Plotting code records
----

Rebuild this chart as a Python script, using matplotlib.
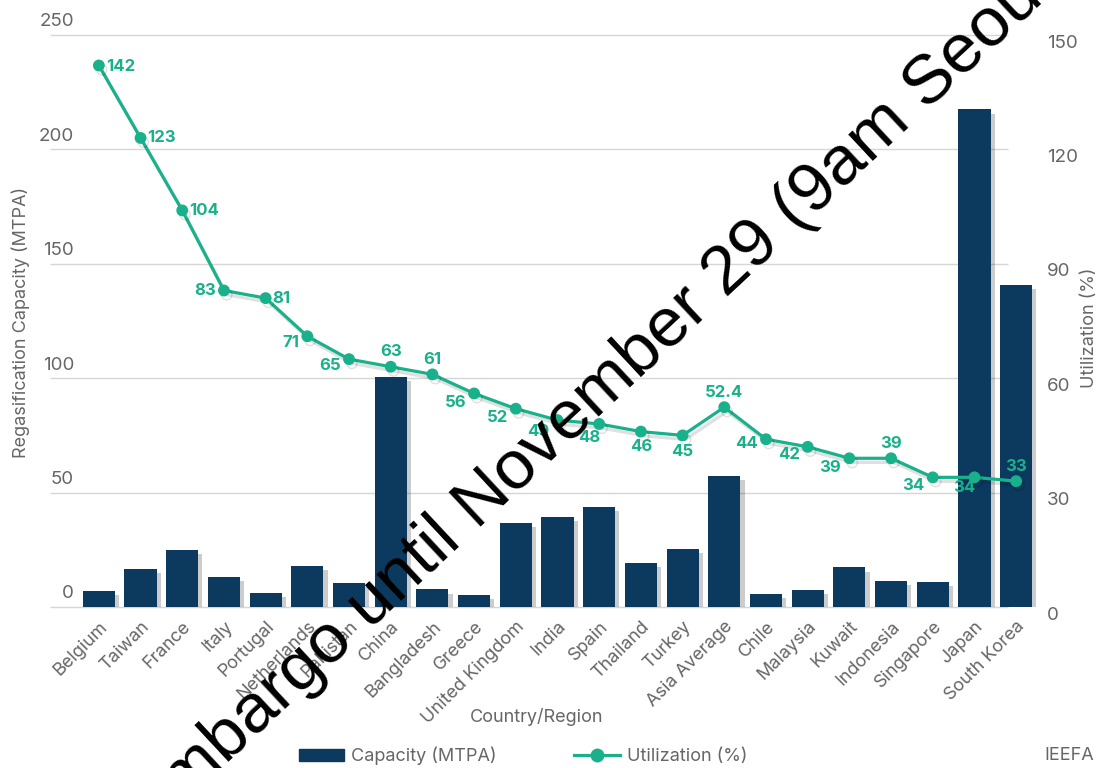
import matplotlib
matplotlib.use("Agg")
import matplotlib.pyplot as plt
import matplotlib.patheffects as pe
from matplotlib.patches import Patch
from matplotlib.lines import Line2D

# Regasification capacity and utilization by country/region
countries = ["Belgium", "Taiwan", "France", "Italy", "Portugal", "Netherlands",
             "Pakistan", "China", "Bangladesh", "Greece", "United Kingdom", "India",
             "Spain", "Thailand", "Turkey", "Asia Average", "Chile", "Malaysia",
             "Kuwait", "Indonesia", "Singapore", "Japan", "South Korea"]
capacity = [7, 16.5, 25, 13, 6, 18, 10.6, 100.5, 7.7, 5.2, 36.7, 39.3, 43.7,
            19.1, 25.3, 57.3, 5.7, 7.4, 17.3, 11.5, 11, 217.5, 140.7]
utilization = [142, 123, 104, 83, 81, 71, 65, 63, 61, 56, 52, 49, 48, 46, 45,
               52.4, 44, 42, 39, 39, 34, 34, 33]
util_labels = ["142", "123", "104", "83", "81", "71", "65", "63", "61", "56", "52",
               "49", "48", "46", "45", "52.4", "44", "42", "39", "39", "34", "34", "33"]
left_ticks = [0, 50, 100, 150, 200, 250]
right_ticks = [0, 30, 60, 90, 120, 150]

NAVY = "#0c395e"
TEAL = "#19b18b"
GREY = "#666666"
GRID = "#d6d6d6"
FONT = "Inter"

# label placement around each point: (ha, dx px, dy px)
label_pos = [("left", 7, -1), ("left", 7, 0), ("left", 7, 0), ("right", -8, 0),
             ("left", 7, 0), ("right", -8, -6), ("right", -8, -6), ("center", 0, 15),
             ("center", 0, 15), ("right", -8, -9), ("right", -8, -9), ("right", -8, -11),
             ("center", -10, -14), ("center", 0, -15), ("center", 0, -16),
             ("center", 0, 15), ("right", -8, -4), ("right", -8, -8), ("right", -8, -9),
             ("center", 0, 15), ("right", -8, -8), ("center", -10, -10), ("center", 0, 15)]

fig = plt.figure(figsize=(10.98, 7.68), dpi=100)
ax = fig.add_axes([78 / 1098, 1 - 607 / 768, 959 / 1098, 572 / 768])
ax2 = ax.twinx()

x = list(range(len(countries)))
ax.set_xlim(-0.5, len(countries) - 0.5)
ax.set_ylim(0, 250)
ax2.set_ylim(0, 150)

# horizontal grid, a bit offset to the left of the plot
ax.hlines(left_ticks, -0.0292, 0.9698, transform=ax.get_yaxis_transform(),
          colors=GRID, linewidth=1, zorder=0.5, clip_on=False)

bars = ax.bar(x, capacity, width=0.77, color=NAVY, zorder=2)
for b in bars:
    b.set_path_effects([pe.SimplePatchShadow(offset=(3, -3), shadow_rgbFace="#000000", alpha=0.2),
                        pe.Normal()])

ax2.plot(x, utilization, color=TEAL, linewidth=2.3, marker="o", markersize=7.5,
         zorder=3, path_effects=[pe.SimpleLineShadow(offset=(2, -3), shadow_color="#000000", alpha=0.12),
                                 pe.Normal()])
for xi, v, txt, (ha, dx, dy) in zip(x, utilization, util_labels, label_pos):
    ax2.annotate(txt, (xi, v), xytext=(dx, dy), textcoords="offset pixels",
                 ha=ha, va="center", color=TEAL, fontsize=12, fontweight="bold",
                 family=FONT, zorder=4)

for a in (ax, ax2):
    for s in a.spines.values():
        s.set_visible(False)
    a.tick_params(length=0)
ax.set_yticks(left_ticks)
ax2.set_yticks(right_ticks)
ax.set_yticklabels([])
ax2.set_yticklabels([])

# axis numbers sit just above (left) / below (right) the grid lines
for v in left_ticks:
    ax.annotate(str(v), (0, v), xycoords=ax.get_yaxis_transform(), xytext=(-4, 13),
                textcoords="offset pixels", ha="right", va="center",
                color=GREY, fontsize=13.5, family=FONT)
for v in right_ticks:
    ax2.annotate(str(v), (1, v), xycoords=ax2.get_yaxis_transform(), xytext=(10, -8),
                 textcoords="offset pixels", ha="left", va="center",
                 color=GREY, fontsize=13.5, family=FONT)

ax.set_xticks(x)
ax.set_xticklabels(countries, rotation=45, ha="right", rotation_mode="anchor",
                   color=GREY, fontsize=13, family=FONT)
ax.tick_params(axis="x", pad=8)

ax.set_ylabel("Regasification Capacity (MTPA)", color=GREY, fontsize=13, family=FONT)
ax.yaxis.set_label_coords(-0.05, 0.498)
ax2.set_ylabel("Utilization (%)", color=GREY, fontsize=13, family=FONT, rotation=90)
ax2.yaxis.set_label_coords(1.0455, 0.488)
ax.set_xlabel("Country/Region", color=GREY, fontsize=13, family=FONT)
ax.xaxis.set_label_coords(0.4786, -0.176)

handles = [Patch(facecolor=NAVY, edgecolor=NAVY),
           Line2D([0], [0], color=TEAL, linewidth=2.3, marker="o", markersize=9)]
fig.legend(handles, ["Capacity (MTPA)", "Utilization (%)"], loc="center",
           bbox_to_anchor=(523 / 1098, 1 - 756 / 768), ncol=2, frameon=False,
           handlelength=2.5, handleheight=0.6, handletextpad=0.4, columnspacing=4.3,
           prop={"family": FONT, "size": 13}, labelcolor=GREY)

fig.text(1 - 4 / 1098, 1 - 756 / 768, "IEEFA", ha="right", va="center",
         color=GREY, fontsize=13, family=FONT)

fig.text(149 / 1098, 1 - 836 / 768, "Embargo until November 29 (9am Seoul time)",
         rotation=43, rotation_mode="anchor", ha="left", va="baseline",
         fontsize=50, family="Liberation Sans", color="black", zorder=10)

fig.savefig("out.png", dpi=100)
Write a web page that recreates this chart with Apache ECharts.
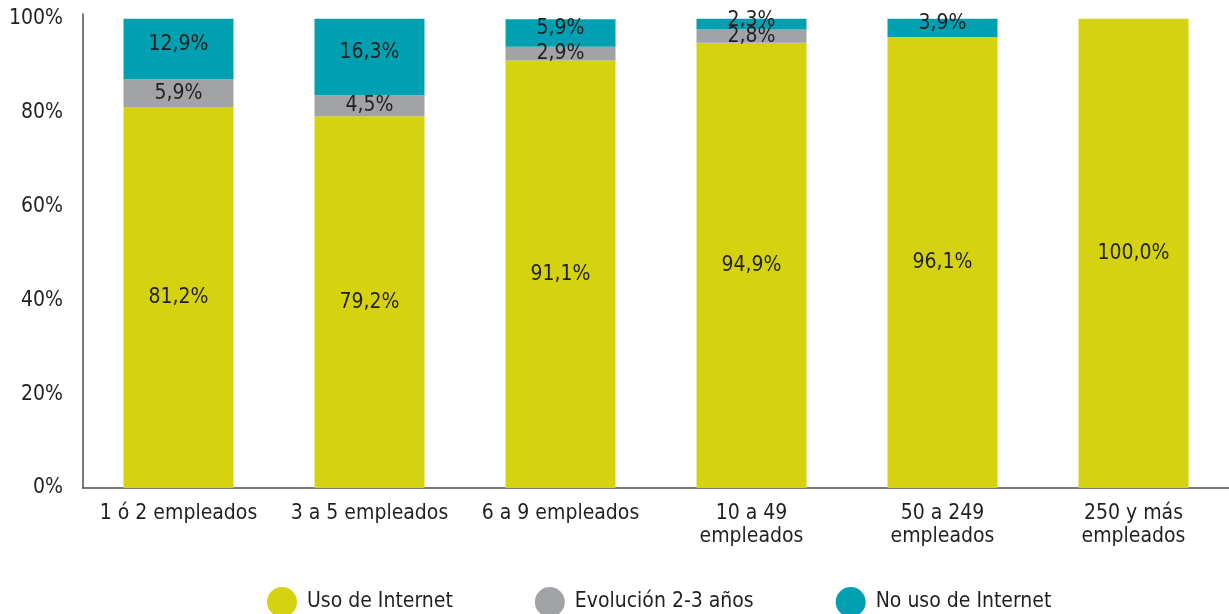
<!DOCTYPE html>
<html>
<head>
<meta charset="utf-8">
<script src="https://cdn.jsdelivr.net/npm/echarts@6/dist/echarts.min.js"></script>
<style>
    html,body{margin:0;padding:0;background:#fff;}
    #chart{width:1229px;height:614px;}
</style>
</head>
<body>
<div id="chart"></div>
<script>
// categorias
let categories = ['1 ó 2 empleados', '3 a 5 empleados', '6 a 9 empleados', '10 a 49\nempleados', '50 a 249\nempleados', '250 y más\nempleados']
// series
let uso_internet = [81.2, 79.2, 91.1, 94.9, 96.1, 100.0]
let evolucion = [5.9, 4.5, 2.9, 2.8, 0, 0]
let no_uso = [12.9, 16.3, 5.9, 2.3, 3.9, 0]
let series_names = ['Uso de Internet', 'Evolución 2-3 años', 'No uso de Internet']
let y_ticks = [0, 20, 40, 60, 80, 100]

let font = '"DejaVu Sans Condensed", "Liberation Sans Narrow", sans-serif'
let text_color = '#231f20'

// etiqueta con coma decimal
function fmt(p){
    if(!p.value) return ''
    return p.value.toFixed(1).replace('.', ',') + '%'
}

function make_series(name, data, color, offset){
    return {
        name: name,
        type: 'bar',
        stack: 'total',
        barWidth: 110,
        data: data,
        itemStyle: {color: color},
        label: {
            show: true,
            position: 'inside',
            offset: offset,
            formatter: fmt,
            color: text_color,
            fontFamily: font,
            fontSize: 21
        }
    }
}

let mychart = echarts.init(document.getElementById('chart'))
mychart.setOption({
    animation: false,
    textStyle: {fontFamily: font},
    grid: {
        left: 83,
        right: 0,
        top: 14,
        bottom: 126
    },
    legend: {
        left: 262,
        top: 582,
        icon: 'circle',
        itemWidth: 30,
        itemHeight: 30,
        itemGap: 82,
        textStyle: {
            color: text_color,
            fontFamily: font,
            fontSize: 21,
            padding: [0, 0, 0, 5]
        },
        data: series_names
    },
    xAxis: {
        type: 'category',
        data: categories,
        axisLine: {lineStyle: {color: '#4d4d4d', width: 1.5}},
        axisTick: {show: false},
        axisLabel: {
            color: text_color,
            fontFamily: font,
            fontSize: 21,
            lineHeight: 23,
            margin: 14,
            interval: 0
        }
    },
    yAxis: {
        type: 'value',
        min: 0,
        max: 101,
        interval: 20,
        splitLine: {show: false},
        axisTick: {show: false},
        axisLine: {show: true, lineStyle: {color: '#4d4d4d', width: 1.5}},
        axisLabel: {
            color: text_color,
            fontFamily: font,
            fontSize: 21,
            margin: 20,
            formatter: function(v){
                return y_ticks.indexOf(v) >= 0 ? v + '%' : ''
            }
        }
    },
    series: [
        make_series(series_names[0], uso_internet, '#d5d30f', [0, 0]),
        make_series(series_names[1], evolucion, '#a2a3a6', [0, 0]),
        make_series(series_names[2], no_uso, '#00a0b0', [0, -4])
    ]
})
</script>
</body>
</html>
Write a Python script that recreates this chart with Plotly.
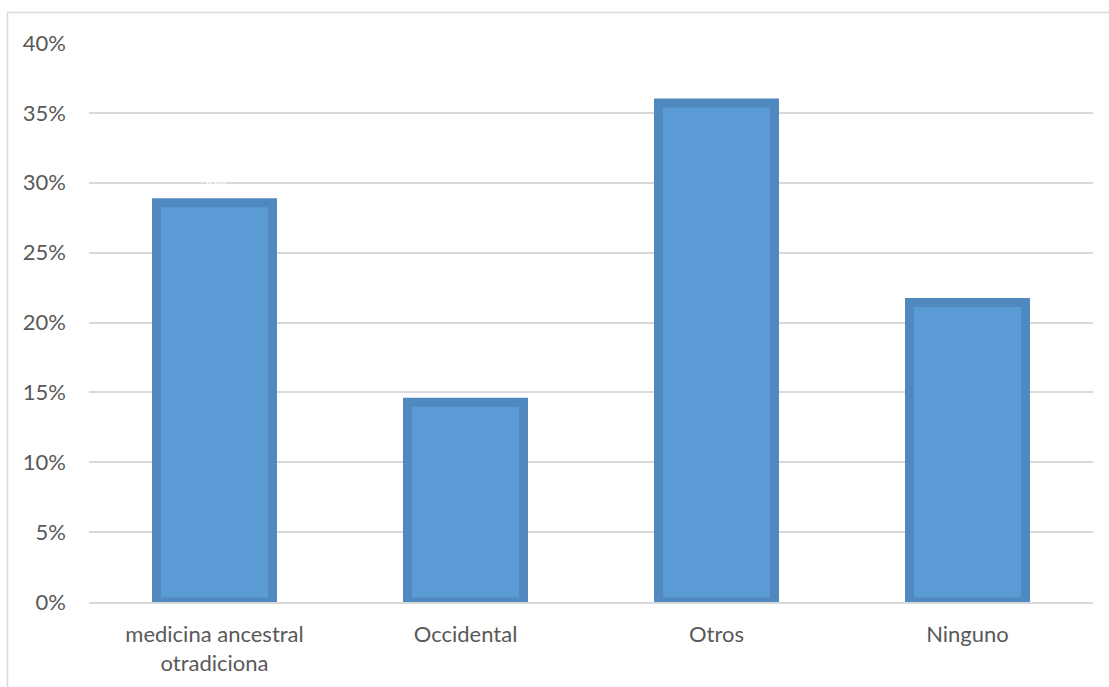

----

Work instructions: Return only the lines running from the start of the entries above to the line that contains "from matplotlib.lines import Line2D", inclusive, and omit every picture.

Final result:
Rebuild this chart as a Python script, using matplotlib.
import matplotlib
matplotlib.use("Agg")
import matplotlib.pyplot as plt
import matplotlib.patheffects as pe
from matplotlib.patches import Patch
from matplotlib.lines import Line2D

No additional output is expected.